S: We were in the south, so it had to be fried chicken. I ate five pieces after the race. Then some beer. Actually, maybe a few beers, then champagne and ice cream. I totally let go of my diet for the rest of the day after a race.
T: First words your coach Ryan Bolton said to you?
S: Let’s just say it involved a few explicit words said very rapidly and with a lot of excitement. Then we discussed the execution of the race and how I won, ultimately, on the run, which no one expected.
T: How sore are you post-race, on a scale of 1-10?
S: So far not that sore. Maybe a 5 out of 10. It could be a lot worse.
T: Any blisters, any chafing?
S: I went no socks on the run, so yes, some blisters on the feet. (If you’re not squeamish, check out my Instagram story @samgolong for some blister squeezing action!)
T: First thoughts when you hit the finish chute?
S: THIS IS AWESOME!
T: Mantra that got you through the race?
S: I’m big on mantras. A big one of mine yesterday was: “Keep it smooth, keep it smooth, keep it smooth” and “race smart and then hard.” I have a tendency to go hard and to get so competitive that I get tense and lose my efficiency, so these mantras were to remind me of that.
T: Pre-race brekkie?
S: Two eggs cooked sunny side up with white rice (600 calories), a banana, and a black coffee.
T: What (and when) will your first workout be post-race?
S: Monday will be a 90-minute spin and an optional run if I feel like it. Don’t ask me what the rest of the week looks like (but if you can’t resist then you can find me on Strava)!
T: What does the rest of your training week look like?
S: Oh, OK, you asked….It’ll be about 25K swimming, 20 hours on the bike, and 100K running. The focus is on hitting two long runs and two long rides this week with solid swims virtually every day. The intensity of my training will be more in the Ironman range this week.
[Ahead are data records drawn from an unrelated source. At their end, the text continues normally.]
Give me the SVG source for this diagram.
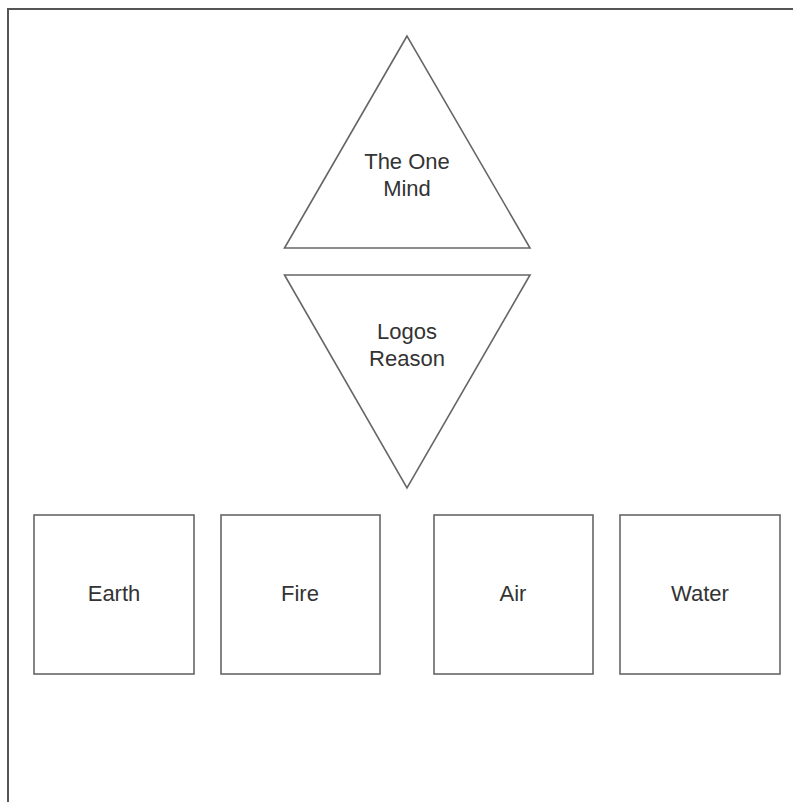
<svg xmlns="http://www.w3.org/2000/svg" width="793" height="802" viewBox="0 0 793 802">
<style>
.shape{fill:#fff;stroke:#666;stroke-width:1.6}
.lbl{font-family:"Liberation Sans",Arial,sans-serif;font-size:22px;fill:#333;text-anchor:middle}
.frame{stroke:#555;stroke-width:2;fill:none}
</style>
<rect width="793" height="802" fill="#fff"/>
<path class="frame" d="M8,802 V9 H793"/>
<g id="connectors"></g>
<g id="one-mind">
<polygon class="shape" points="407,36 284.5,248 530,248"/>
<text class="lbl" x="407" y="169">The One</text>
<text class="lbl" x="407" y="196">Mind</text>
</g>
<g id="logos">
<polygon class="shape" points="284.5,275 530,275 407,488"/>
<text class="lbl" x="407" y="339">Logos</text>
<text class="lbl" x="407" y="366">Reason</text>
</g>
<g id="earth">
<rect class="shape" x="34" y="515" width="160" height="159"/>
<text class="lbl" x="114" y="601">Earth</text>
</g>
<g id="fire">
<rect class="shape" x="221" y="515" width="159" height="159"/>
<text class="lbl" x="300" y="601">Fire</text>
</g>
<g id="air">
<rect class="shape" x="434" y="515" width="159" height="159"/>
<text class="lbl" x="513" y="601">Air</text>
</g>
<g id="water">
<rect class="shape" x="620" y="515" width="160" height="159"/>
<text class="lbl" x="700" y="601">Water</text>
</g>
</svg>
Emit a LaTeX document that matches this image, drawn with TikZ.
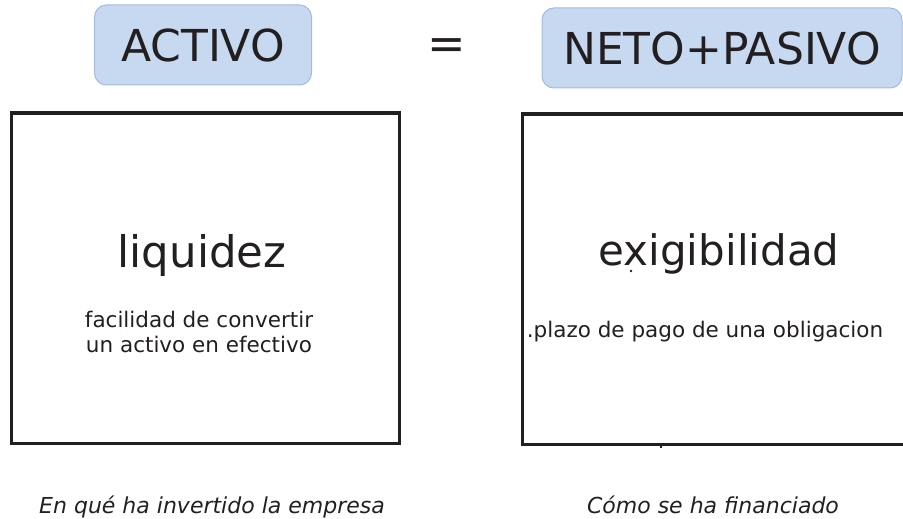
\documentclass[tikz,border=0pt]{standalone}
\usepackage{fontspec}
\setmainfont{DejaVu Sans}
\usepackage{tikz}
\usetikzlibrary{positioning}
\definecolor{capblue}{HTML}{C6D9F0}
\definecolor{capedge}{HTML}{A3BCDD}
\definecolor{ink}{HTML}{231F20}

\begin{document}
\begin{tikzpicture}[x=1pt, y=-1pt,
        headbox/.style={rounded corners=12pt, fill=capblue, draw=capedge, line width=1pt,
            text=ink, font=\fontsize{44}{50}\selectfont, inner sep=0pt},
        framebox/.style={draw=ink, line width=3pt, inner sep=0pt},
        bigword/.style={text=ink, inner sep=0pt},
        notetext/.style={text=ink, font=\fontsize{21.5}{25}\selectfont, align=center, inner sep=0pt},
        captext/.style={text=ink, font=\fontsize{22}{26}\selectfont\itshape, inner sep=0pt}]
        \useasboundingbox (0, 0) rectangle (903, 519);
        \clip (0, 0) rectangle (903, 519);
        % Headers
        \node [headbox, minimum width=217pt, minimum height=80pt] (activo) at (203, 45) {ACTIVO};
        \node [bigword, font=\fontsize{46}{50}\selectfont] (igual) at (447, 49) {=};
        \node [headbox, minimum width=360pt, minimum height=80pt] (neto) at (722, 48) {NETO+PASIVO};
        % Frames
        \node [framebox, minimum width=388pt, minimum height=330pt] (izq) at (205, 278) {};
        \node [framebox, minimum width=418pt, minimum height=330pt] (der) at (731, 279) {};
        % Left side
        \node [bigword, anchor=base, font=\fontsize{43.5}{50}\selectfont] (liquidez) at (202, 267) {liquidez};
        \node [notetext] (facilidad) at (199, 332) {facilidad de convertir\\un activo en efectivo};
        % Right side
        \node [bigword, anchor=base, font=\fontsize{42}{48}\selectfont] (exigibilidad) at (719, 265) {exigibilidad};
        \node [notetext, anchor=base] (plazo) at (705, 337) {.plazo de pago de una obligacion};
        \fill [ink] (631, 271) circle (1.3);
        \fill [ink] (660.3, 444) rectangle (661.7, 448);
        % Captions
        \node [captext, anchor=base] (invertido) at (212, 513) {En qué ha invertido la empresa};
        \node [captext, anchor=base] (financiado) at (713, 513) {Cómo se ha financiado};
    \end{tikzpicture}
\end{document}
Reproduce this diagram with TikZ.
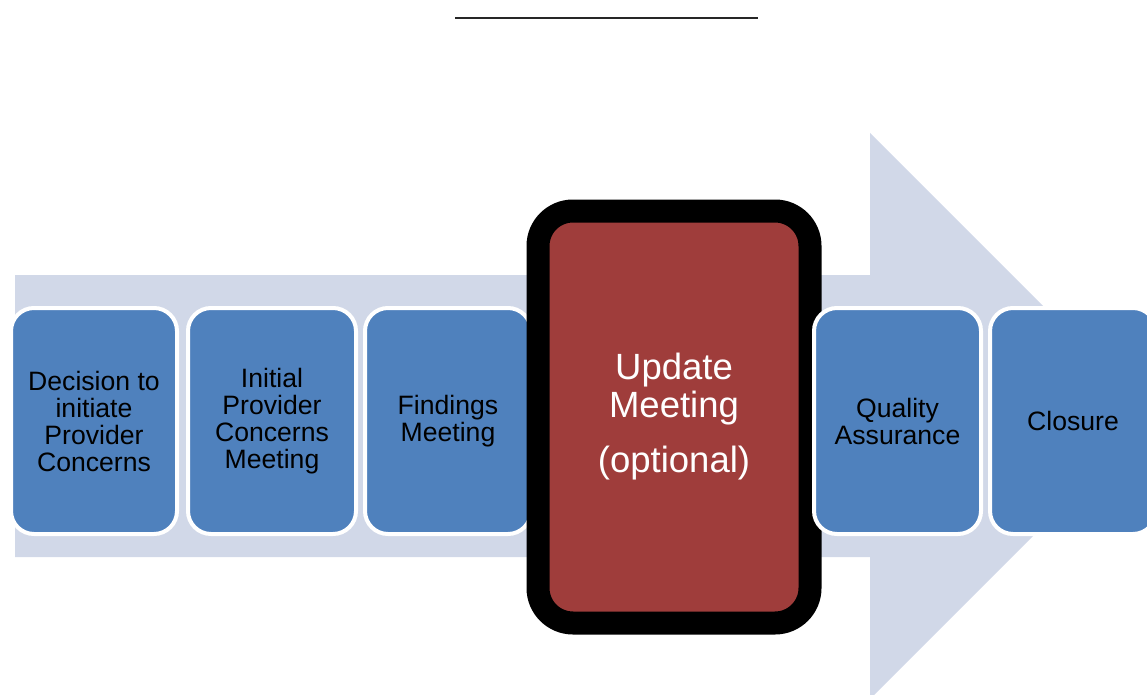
\documentclass[tikz,border=0pt]{standalone}
\usepackage{fontspec}
\setmainfont{Liberation Sans}
\usepackage{tikz}
\usetikzlibrary{positioning}
\definecolor{stageblue}{RGB}{79,129,189}
\definecolor{shaftgray}{RGB}{209,216,232}
\definecolor{focusred}{RGB}{159,61,59}
\tikzset{
  every picture/.append style={line width=0.6pt},
}
\tikzset{
  stage/.style={rectangle, rounded corners=23pt, draw=white, line width=4pt, fill=stageblue,
                minimum width=166pt, minimum height=226pt, inner sep=2pt, align=center,
                font=\fontsize{26.6}{27}\selectfont},
  focus/.style={rectangle, rounded corners=35pt, draw=black, line width=23pt, fill=focusred,
                minimum width=272pt, minimum height=412pt, align=center, text=white,
                font=\fontsize{36.5}{38}\selectfont}
}

\begin{document}
\begin{tikzpicture}[x=1pt, y=-1pt]
\useasboundingbox (0,0) rectangle (1147,695);
\clip (0,0) rectangle (1147,695);

% ============= Title rule =============
\coordinate (ruleL) at (455,18);
\coordinate (ruleR) at (758,18);
\draw[line width=1.5pt, black!85] (ruleL) -- (ruleR);

% ============= Process arrow =============
\fill[shaftgray] (15,275) -- (870,275) -- (870,133) -- (1153,416)
  -- (870,699) -- (870,557) -- (15,557) -- cycle;

% ============= Stages =============
\node[stage] (decide) at (94,421) {Decision to\\initiate\\Provider\\Concerns};
\node[stage, minimum width=168pt, right=7pt of decide] (initial) {Initial\\Provider\\Concerns\\Meeting};
\node[stage, right=5pt of initial] (findings) {Findings\\Meeting};

% highlighted stage
\node[focus] (update) at (674,417) {Update\\Meeting\\[17pt](optional)};

\node[stage, minimum width=167pt] (quality) at (897.5,421) {Quality\\Assurance};
\node[stage, right=5pt of quality] (closure) {Closure};

\end{tikzpicture}
\end{document}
T: What’s next on your racing calendar?
S: Ironman 70.3 Victoria in two weeks.
T: What does the rest of your racing schedule look like this year?
S: It will be heavy on the racing, that’s for sure. I plan on doing Ironman Lake Placid, Ironman Chattanooga, and Kona. I will mix in some more 70.3s as well, and it looks like I also just qualified for 70.3 Worlds in Nice.
T: Tell us who all of your sponsors are…
S: My main sponsor is Suunto. I am on their Multisport team which then has a host of affiliate sponsors including Enve, Cervelo, Castelli, Blueseventy, and others. My personal sponsors are First Endurance, Zealios, Ice Friction and Rudy Project.
T: Best post-race recovery tip?
S: Don’t take advice from me! I never do it right. Seriously, though, I would say consider what the benefit is to the mind versus the body. It might be best to finish the race and go straight to your hotel room and have a recovery shake and sleep for the rest of the day. However, we all put in a massive amount of work to cross the finish line, so maybe, just maybe, it’s worth it to let loose a little bit and have your favorite treats. The body follows the well-being of the mind. Then get back on the recovery the next day.